== DATA SEGMENT

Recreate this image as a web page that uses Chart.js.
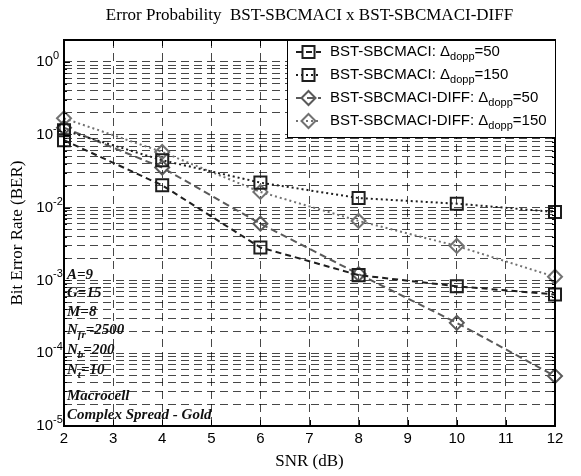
<!DOCTYPE html>
<html>
<head>
<meta charset="utf-8">
<script src="https://cdn.jsdelivr.net/npm/chart.js@4.4.1/dist/chart.umd.min.js"></script>
<style>
  html, body { margin: 0; padding: 0; background: #fff; }
</style>
</head>
<body>
<canvas id="ber" width="581" height="476"></canvas>
<script>
// SNR points (dB) and BER per scheme
const snr = [2, 4, 6, 8, 10, 12];
const ber50 = [0.084, 0.0202, 0.00283, 0.00118, 0.00083, 0.00064];
const ber150 = [0.115, 0.0446, 0.022, 0.0135, 0.0113, 0.0087];
const diff50 = [0.125, 0.0354, 0.0060, 0.00122, 0.000261, 0.0000485];
const diff150 = [0.168, 0.058, 0.0164, 0.00655, 0.00297, 0.00112];

const xTicks = [2, 3, 4, 5, 6, 7, 8, 9, 10, 11, 12];
const yExponents = [-5, -4, -3, -2, -1, 0];

const legendNames = ['BST-SBCMACI: \u0394', 'BST-SBCMACI: \u0394', 'BST-SBCMACI-DIFF: \u0394', 'BST-SBCMACI-DIFF: \u0394'];
const legendDopp = ['50', '150', '50', '150'];

// simulation parameters printed in the lower left corner
const notes = [
  [['A=9']],
  [['G=15']],
  [['M=8']],
  [['N'], ['fr', 'sub'], ['=2500']],
  [['N'], ['b', 'sub'], ['=200']],
  [['N'], ['t', 'sub'], ['=10']],
  [['Macrocell']],
  [['Complex Spread - Gold']]
];
const noteY = [275, 293, 312, 330, 350, 370, 396, 415];

const SANS = "'Liberation Sans', Arial, sans-serif";
const SERIF = "'Liberation Serif', 'Times New Roman', serif";

// every decade gets its 1..9 grid lines
const yGrid = [];
for (let e = -5; e < 0; e++) {
  for (let m = 1; m <= 9; m++) yGrid.push(m * Math.pow(10, e));
}
yGrid.push(1, 2);

const black = '#1e1e1e';
const grey = '#5a5a5a';
const grey2 = '#727272';

function series(label, vals, color, dash, style, radius) {
  return {
    label: label,
    data: snr.map((x, i) => ({ x: x, y: vals[i] })),
    borderColor: color,
    borderDash: dash,
    borderWidth: 2,
    pointStyle: style,
    pointRadius: radius,
    pointHoverRadius: radius,
    pointBorderWidth: 2,
    pointBorderColor: color,
    pointBackgroundColor: 'rgba(0,0,0,0)',
    fill: false,
    tension: 0,
    clip: false
  };
}

function drawParts(ctx, parts, x, y, size, family, style) {
  let cx = x;
  for (const p of parts) {
    const kind = p[1] || '';
    const fs = kind ? Math.round(size * 0.72) : size;
    ctx.font = style + ' ' + fs + 'px ' + family;
    const dy = kind === 'sub' ? size * 0.35 : (kind === 'sup' ? -size * 0.4 : 0);
    ctx.fillText(p[0], cx, y + dy);
    cx += ctx.measureText(p[0]).width;
  }
  return cx - x;
}

function marker(ctx, style, x, y, r, color) {
  ctx.save();
  ctx.setLineDash([]);
  ctx.strokeStyle = color;
  ctx.lineWidth = 2;
  ctx.beginPath();
  if (style === 'rect') {
    const s = r * Math.SQRT1_2;
    ctx.rect(x - s, y - s, 2 * s, 2 * s);
  } else {
    ctx.moveTo(x, y - r);
    ctx.lineTo(x + r, y);
    ctx.lineTo(x, y + r);
    ctx.lineTo(x - r, y);
    ctx.closePath();
  }
  ctx.stroke();
  ctx.restore();
}

const decorations = {
  id: 'decorations',
  beforeDraw(chart) {
    const ctx = chart.ctx;
    ctx.save();
    ctx.fillStyle = '#fff';
    ctx.fillRect(0, 0, chart.width, chart.height);
    ctx.restore();
  },
  afterDraw(chart) {
    const ctx = chart.ctx;
    const a = chart.chartArea;
    const xs = chart.scales.x;
    const ys = chart.scales.y;
    ctx.save();

    // notes
    ctx.fillStyle = '#111';
    ctx.textBaseline = 'middle';
    ctx.textAlign = 'left';
    notes.forEach((n, i) => drawParts(ctx, n, a.left + 3, noteY[i], 15, SERIF, 'italic bold'));

    // axes box and inward ticks
    ctx.strokeStyle = '#000';
    ctx.lineWidth = 1;
    ctx.setLineDash([]);
    ctx.beginPath();
    xTicks.forEach(v => {
      const px = Math.round(xs.getPixelForValue(v)) + 0.5;
      ctx.moveTo(px, a.bottom); ctx.lineTo(px, a.bottom - 6);
      ctx.moveTo(px, a.top); ctx.lineTo(px, a.top + 6);
    });
    yGrid.forEach(v => {
      const py = Math.round(ys.getPixelForValue(v)) + 0.5;
      const len = Math.abs(Math.log10(v) - Math.round(Math.log10(v))) < 1e-6 ? 6 : 3;
      ctx.moveTo(a.left, py); ctx.lineTo(a.left + len, py);
      ctx.moveTo(a.right, py); ctx.lineTo(a.right - len, py);
    });
    ctx.stroke();
    ctx.lineWidth = 2;
    ctx.strokeRect(a.left, a.top, a.right - a.left, a.bottom - a.top);

    // tick labels
    ctx.fillStyle = '#000';
    ctx.font = '15px ' + SANS;
    ctx.textAlign = 'center';
    ctx.textBaseline = 'middle';
    xTicks.forEach(v => ctx.fillText(String(v), xs.getPixelForValue(v), a.bottom + 13));

    ctx.textAlign = 'left';
    yExponents.forEach(e => {
      const py = ys.getPixelForValue(Math.pow(10, e));
      ctx.font = '15px ' + SANS;
      const w = ctx.measureText('10').width;
      drawParts(ctx, [['10'], [String(e), 'sup']], a.left - 11 - w, py, 15, SANS, '');
    });

    // titles
    ctx.font = '17px ' + SERIF;
    ctx.textAlign = 'center';
    ctx.fillText('Error Probability  BST-SBCMACI x BST-SBCMACI-DIFF', (a.left + a.right) / 2, 16);
    ctx.fillText('SNR (dB)', (a.left + a.right) / 2, 462);
    ctx.save();
    ctx.translate(18, (a.top + a.bottom) / 2);
    ctx.rotate(-Math.PI / 2);
    ctx.fillText('Bit Error Rate (BER)', 0, 0);
    ctx.restore();

    // legend
    const lx = 287, ly = a.top, lw = a.right - lx, lh = 97;
    ctx.fillStyle = '#fff';
    ctx.fillRect(lx, ly, lw, lh);
    ctx.lineWidth = 1;
    ctx.strokeStyle = '#000';
    ctx.strokeRect(lx + 0.5, ly + 0.5, lw, lh);
    chart.data.datasets.forEach((ds, i) => {
      const ry = ly + 12 + i * 23;
      ctx.save();
      ctx.strokeStyle = ds.borderColor;
      ctx.lineWidth = 2;
      ctx.setLineDash(ds.borderDash);
      ctx.beginPath();
      ctx.moveTo(296, ry); ctx.lineTo(321, ry);
      ctx.stroke();
      ctx.restore();
      marker(ctx, ds.pointStyle, 308.5, ry, ds.pointRadius, ds.pointBorderColor);
      ctx.fillStyle = '#000';
      ctx.textAlign = 'left';
      drawParts(ctx, [[legendNames[i]], ['dopp', 'sub'], ['=' + legendDopp[i]]], 330, ry, 15, SANS, '');
    });
    ctx.restore();
  }
};

new Chart(document.getElementById('ber'), {
  type: 'line',
  data: {
    datasets: [
      series('BST-SBCMACI: dopp=50', ber50, black, [6, 4], 'rect', 8.5),
      series('BST-SBCMACI: dopp=150', ber150, black, [2, 3], 'rect', 8.5),
      series('BST-SBCMACI-DIFF: dopp=50', diff50, grey, [7, 4], 'rectRot', 7),
      series('BST-SBCMACI-DIFF: dopp=150', diff150, grey2, [2, 3], 'rectRot', 7)
    ]
  },
  options: {
    responsive: false,
    animation: false,
    devicePixelRatio: 1,
    layout: { autoPadding: false, padding: { left: 64, right: 26, top: 40, bottom: 50 } },
    plugins: { legend: { display: false }, title: { display: false }, tooltip: { enabled: false } },
    scales: {
      x: {
        type: 'linear',
        min: 2,
        max: 12,
        afterBuildTicks: s => { s.ticks = xTicks.map(v => ({ value: v })); },
        ticks: { display: false },
        grid: { color: 'rgba(0,0,0,0.72)', lineWidth: 1, drawTicks: false },
        border: { display: false, dash: [8, 5] }
      },
      y: {
        type: 'logarithmic',
        min: 1e-5,
        max: 2,
        afterBuildTicks: s => { s.ticks = yGrid.map(v => ({ value: v })); },
        ticks: { display: false },
        grid: { color: 'rgba(0,0,0,0.72)', lineWidth: 1, drawTicks: false },
        border: { display: false, dash: [8, 5] }
      }
    }
  },
  plugins: [decorations]
});
</script>
</body>
</html>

====

◆ **WHAT YOU ARE ASKED TO DO**:
Repeat only what lies between the start of the data and the end of the line containing "yGrid.push(1, 2);", exactly, with pictures left out.

◆ **RESULT BELOW**:
Recreate this image as a web page that uses Chart.js.
<!DOCTYPE html>
<html>
<head>
<meta charset="utf-8">
<script src="https://cdn.jsdelivr.net/npm/chart.js@4.4.1/dist/chart.umd.min.js"></script>
<style>
  html, body { margin: 0; padding: 0; background: #fff; }
</style>
</head>
<body>
<canvas id="ber" width="581" height="476"></canvas>
<script>
// SNR points (dB) and BER per scheme
const snr = [2, 4, 6, 8, 10, 12];
const ber50 = [0.084, 0.0202, 0.00283, 0.00118, 0.00083, 0.00064];
const ber150 = [0.115, 0.0446, 0.022, 0.0135, 0.0113, 0.0087];
const diff50 = [0.125, 0.0354, 0.0060, 0.00122, 0.000261, 0.0000485];
const diff150 = [0.168, 0.058, 0.0164, 0.00655, 0.00297, 0.00112];

const xTicks = [2, 3, 4, 5, 6, 7, 8, 9, 10, 11, 12];
const yExponents = [-5, -4, -3, -2, -1, 0];

const legendNames = ['BST-SBCMACI: \u0394', 'BST-SBCMACI: \u0394', 'BST-SBCMACI-DIFF: \u0394', 'BST-SBCMACI-DIFF: \u0394'];
const legendDopp = ['50', '150', '50', '150'];

// simulation parameters printed in the lower left corner
const notes = [
  [['A=9']],
  [['G=15']],
  [['M=8']],
  [['N'], ['fr', 'sub'], ['=2500']],
  [['N'], ['b', 'sub'], ['=200']],
  [['N'], ['t', 'sub'], ['=10']],
  [['Macrocell']],
  [['Complex Spread - Gold']]
];
const noteY = [275, 293, 312, 330, 350, 370, 396, 415];

const SANS = "'Liberation Sans', Arial, sans-serif";
const SERIF = "'Liberation Serif', 'Times New Roman', serif";

// every decade gets its 1..9 grid lines
const yGrid = [];
for (let e = -5; e < 0; e++) {
  for (let m = 1; m <= 9; m++) yGrid.push(m * Math.pow(10, e));
}
yGrid.push(1, 2);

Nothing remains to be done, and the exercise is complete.